Hunters in particular have been outspoken advocates of protecting these lands surrounding Las Cruces because we use them regularly. Some members of our organization have been hunting in the Potrillos, Robledos and Sierra de las Uvas since they were teenagers, and they’re now parents and grandparents.
For decades — thousands of years, in fact, judging by the petroglyphs of big game in some of the hidden canyons of the region — hunters have wandered the hills, valleys, washes and bare rock peaks around what is now Las Cruces. Now the Organ Mountains-Desert Peaks are the backyard of New Mexico’s second-largest city, and they easily could have been gobbled up and closed off to the public by development.
Instead, they have been permanently protected, giving thousands of hunters the opportunity to enjoy our public lands and to pass on our outdoor traditions to our kids and grandkids.
In New Mexico, hunting and fishing are more than sport. They are a central part of our culture, an important link between generations and a way to feed our families.
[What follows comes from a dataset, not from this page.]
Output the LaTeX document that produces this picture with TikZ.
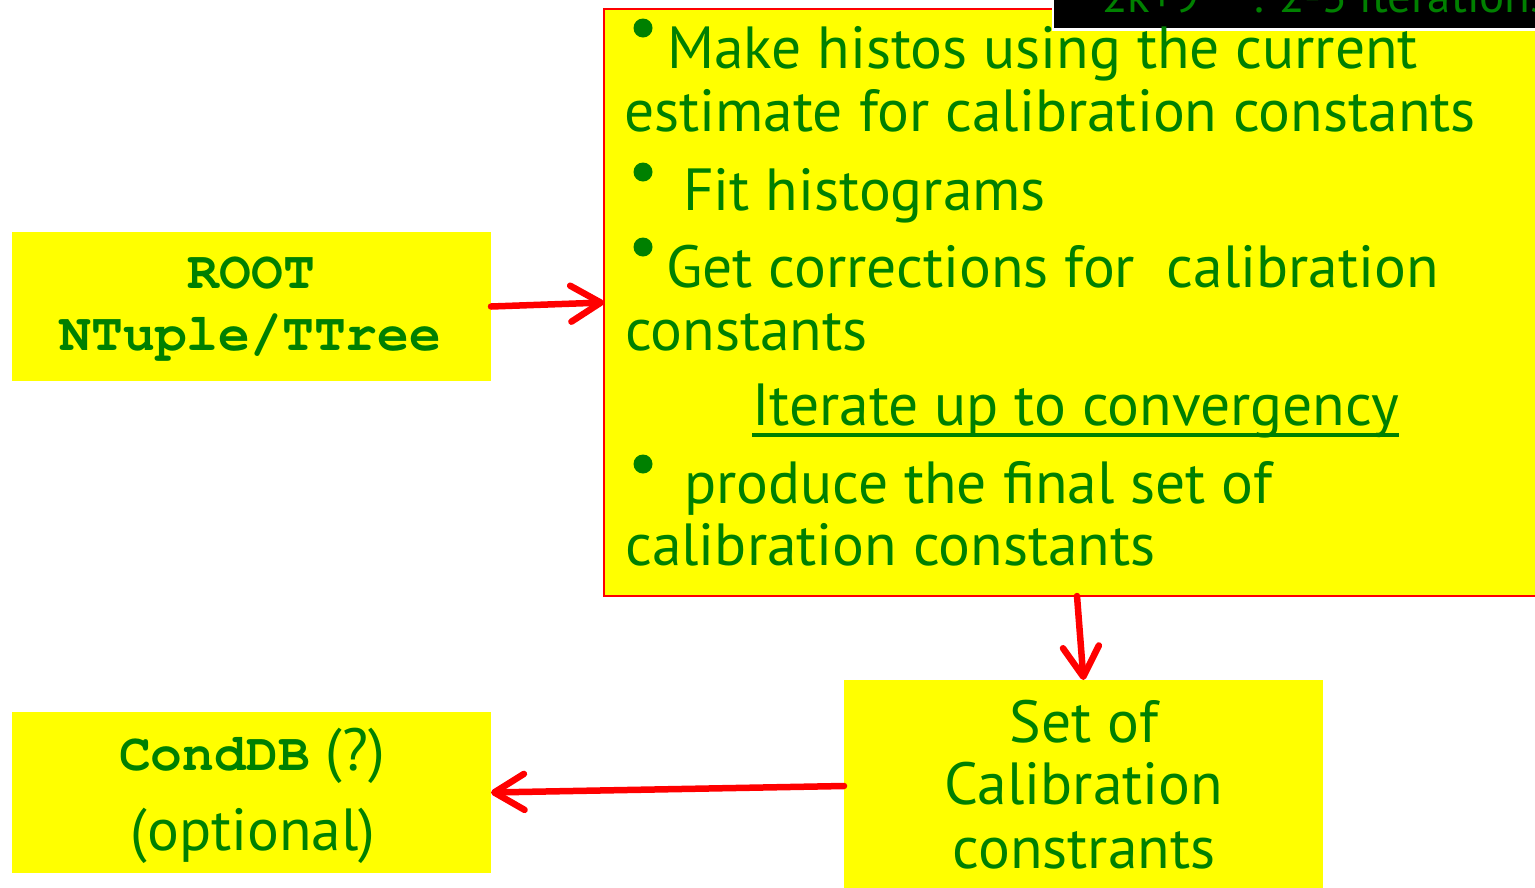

And protected public lands, such as the Organ Mountains-Desert Peaks, are where sportsmen go. Areas around Las Cruces have provided hunting opportunities for mule deer, antelope, javelina, quail and dove. Without protection, these invaluable outdoor recreation lands could be sold or developed, and closed to hunting forever. Designation as a national monument requires that existing uses, such as hunting, continue.
Hunting and other forms of outdoor recreation on public lands benefit more than just sportsmen, however. In 2011, New Mexico hunters and anglers spent $579 million — more than the combined receipts for pecans, hay, cotton, corn and chile peppers. Hunting and fishing support thousands of small businesses in rural communities, as well as in urban centers. In short, sportsmen are a key economic driver in New Mexico.
Members of Doña Ana County Associated Sportsmen have hiked, scouted, camped and hunted on these lands for more than 50 years. We have a passion for and a deep-rooted connection to the land, which we want to share with future generations. With this designation, we now have something concrete to pass on.
Our thanks go to President Barack Obama, as well as to the support voiced for the Organ Mountains-Desert Peaks by Interior Secretary Sally Jewell and our U.S. senators, Tom Udall and Martin Heinrich. Through their combined efforts, we have cause to celebrate and breathe a sigh of relief.
John Cornell is the president of the Doña Ana County Associated Sportsmen.